▸ Brief
Every line of the material is to be quoted verbatim, minus the pictures.

▸ Supplied material

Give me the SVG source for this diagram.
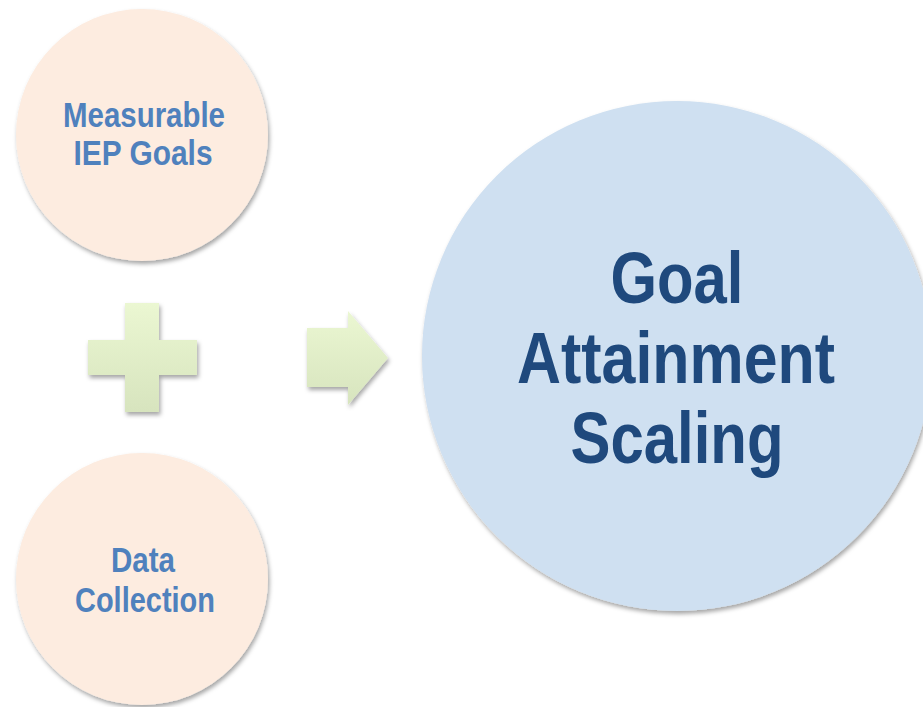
<svg xmlns="http://www.w3.org/2000/svg" width="923" height="707" viewBox="0 0 923 707">
  <defs>
    <filter id="shadow" x="-10%" y="-10%" width="125%" height="125%">
      <feDropShadow dx="1.5" dy="3" stdDeviation="2" flood-color="#000" flood-opacity="0.35"/>
    </filter>
    <linearGradient id="green" x1="0" y1="0" x2="0" y2="1">
      <stop offset="0" stop-color="#EBF7D2"/>
      <stop offset="1" stop-color="#D7E4BE"/>
    </linearGradient>
    <style>
      .small { fill: #FDECE0; filter: url(#shadow); }
      .big { fill: #CFE0F1; filter: url(#shadow); }
      .sym { fill: url(#green); filter: url(#shadow); }
      .lbl { font-family: "Liberation Sans", Arial, sans-serif; font-weight: bold; text-anchor: middle; }
      .lbl-s { font-size: 35px; fill: #4F81BD; }
      .lbl-b { font-size: 73px; fill: #1F497D; }
    </style>
  </defs>
  <rect width="923" height="707" fill="#FFFFFF"/>

  <g id="measurable-goals">
    <circle class="small" cx="142" cy="135" r="126"/>
    <text class="lbl lbl-s" x="144" y="127" textLength="162" lengthAdjust="spacingAndGlyphs">Measurable</text>
    <text class="lbl lbl-s" x="143" y="165" textLength="139" lengthAdjust="spacingAndGlyphs">IEP Goals</text>
  </g>

  <g id="data-collection">
    <circle class="small" cx="142" cy="579" r="126"/>
    <text class="lbl lbl-s" x="143" y="572" textLength="64" lengthAdjust="spacingAndGlyphs">Data</text>
    <text class="lbl lbl-s" x="145" y="612" textLength="140" lengthAdjust="spacingAndGlyphs">Collection</text>
  </g>

  <g id="plus">
    <path class="sym" d="M125,303 H159 V340 H197 V375 H159 V412 H125 V375 H88 V340 H125 Z"/>
  </g>

  <g id="connectors">
    <path class="sym" d="M307,328 H348 V311 L388,358 L348,405 V387 H307 Z"/>
  </g>

  <g id="goal-attainment-scaling">
    <circle class="big" cx="677" cy="356" r="255"/>
    <text class="lbl lbl-b" x="677" y="303" textLength="133" lengthAdjust="spacingAndGlyphs">Goal</text>
    <text class="lbl lbl-b" x="676" y="383" textLength="318" lengthAdjust="spacingAndGlyphs">Attainment</text>
    <text class="lbl lbl-b" x="677" y="463" textLength="213" lengthAdjust="spacingAndGlyphs">Scaling</text>
  </g>
</svg>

▸ Full response
Give me the SVG source for this diagram.
<svg xmlns="http://www.w3.org/2000/svg" width="923" height="707" viewBox="0 0 923 707">
  <defs>
    <filter id="shadow" x="-10%" y="-10%" width="125%" height="125%">
      <feDropShadow dx="1.5" dy="3" stdDeviation="2" flood-color="#000" flood-opacity="0.35"/>
    </filter>
    <linearGradient id="green" x1="0" y1="0" x2="0" y2="1">
      <stop offset="0" stop-color="#EBF7D2"/>
      <stop offset="1" stop-color="#D7E4BE"/>
    </linearGradient>
    <style>
      .small { fill: #FDECE0; filter: url(#shadow); }
      .big { fill: #CFE0F1; filter: url(#shadow); }
      .sym { fill: url(#green); filter: url(#shadow); }
      .lbl { font-family: "Liberation Sans", Arial, sans-serif; font-weight: bold; text-anchor: middle; }
      .lbl-s { font-size: 35px; fill: #4F81BD; }
      .lbl-b { font-size: 73px; fill: #1F497D; }
    </style>
  </defs>
  <rect width="923" height="707" fill="#FFFFFF"/>

  <g id="measurable-goals">
    <circle class="small" cx="142" cy="135" r="126"/>
    <text class="lbl lbl-s" x="144" y="127" textLength="162" lengthAdjust="spacingAndGlyphs">Measurable</text>
    <text class="lbl lbl-s" x="143" y="165" textLength="139" lengthAdjust="spacingAndGlyphs">IEP Goals</text>
  </g>

  <g id="data-collection">
    <circle class="small" cx="142" cy="579" r="126"/>
    <text class="lbl lbl-s" x="143" y="572" textLength="64" lengthAdjust="spacingAndGlyphs">Data</text>
    <text class="lbl lbl-s" x="145" y="612" textLength="140" lengthAdjust="spacingAndGlyphs">Collection</text>
  </g>

  <g id="plus">
    <path class="sym" d="M125,303 H159 V340 H197 V375 H159 V412 H125 V375 H88 V340 H125 Z"/>
  </g>

  <g id="connectors">
    <path class="sym" d="M307,328 H348 V311 L388,358 L348,405 V387 H307 Z"/>
  </g>

  <g id="goal-attainment-scaling">
    <circle class="big" cx="677" cy="356" r="255"/>
    <text class="lbl lbl-b" x="677" y="303" textLength="133" lengthAdjust="spacingAndGlyphs">Goal</text>
    <text class="lbl lbl-b" x="676" y="383" textLength="318" lengthAdjust="spacingAndGlyphs">Attainment</text>
    <text class="lbl lbl-b" x="677" y="463" textLength="213" lengthAdjust="spacingAndGlyphs">Scaling</text>
  </g>
</svg>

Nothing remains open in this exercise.